Frequently Asked Questions

Does holding period return include reinvested dividends?

The standard HPR formula treats dividends as cash received at the end of the period, not reinvested. If you automatically reinvest dividends (dividend reinvestment plans or DRIPs), your actual compound return will exceed the basic HPR calculation. To capture true compounding, use the formula for total return accounting for dividend reinvestment, which multiplies growth factors rather than adding percentages. For significant dividend reinvestment over years, the compounding effect becomes material.

How do I calculate holding period return if I bought the stock at different times?

For multiple purchase batches at different prices and dates, calculate HPR separately for each lot using its respective cost basis and acquisition date as the holding period start. Then calculate a weighted average HPR across all lots based on share counts or investment amounts. Alternatively, aggregate all shares and treat your weighted average cost basis as the single 'bought price,' and the weighted average dividend received per share as your dividend income, using your earliest purchase date as the period start.

Can holding period return be negative?

Yes. If a stock's price falls and dividend income doesn't compensate, HPR becomes negative. For example, if you bought at $100, it dropped to $80, and you received $5 in dividends, your HPR is (−0.20) + 0.05 = −0.15 or −15%. Negative HPR signals a loss on that investment. Even reliable dividend stocks can deliver negative HPR if price declines exceed income distributions, which sometimes occurs during market corrections or when companies face financial stress.

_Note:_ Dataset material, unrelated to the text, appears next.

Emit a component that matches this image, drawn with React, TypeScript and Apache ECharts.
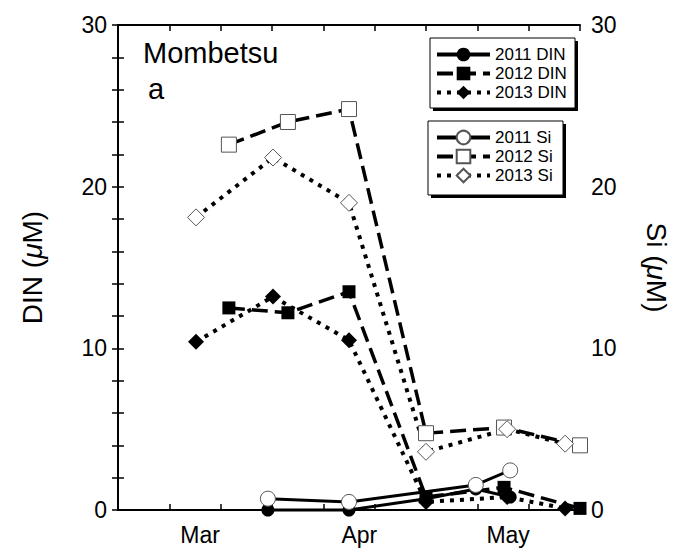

Should I use holding period return to compare investments held for different time periods?

Direct HPR percentage comparisons between different holding periods are misleading. A 25% HPR over three years is not equivalent to 25% HPR over one year. To compare fairly, annualize the returns using the formula: Annualized Return = (1 + HPR)^(1 / years) − 1. This standardizes returns to a per-year basis, allowing meaningful performance evaluation across different time horizons and investment choices.

How does holding period return differ from total return?

HPR and total return are closely related concepts. Total return typically includes capital appreciation plus all distributions (dividends, interest, capital distributions) adjusted for any additional investments or withdrawals during the period. HPR specifically measures return over a defined holding period without accounting for timing of cash flows. For simple buy-and-hold scenarios with no additional contributions, HPR and total return are nearly identical, though total return sometimes includes reinvestment assumptions.

What's a good holding period return percentage?

Acceptable HPR depends on market conditions, asset class, and risk tolerance. Historically, broad stock market returns average 10% annually long-term. Dividend stocks might target 8-12% HPR annually, while bonds aim for 3-6%. Growth stocks could show 15-25%+ in strong markets. Peer comparison within the same sector or asset class provides better benchmarks than absolute numbers. Also consider inflation: a 5% HPR during 8% inflation represents real value loss, while 15% HPR during 2% inflation is genuinely strong performance.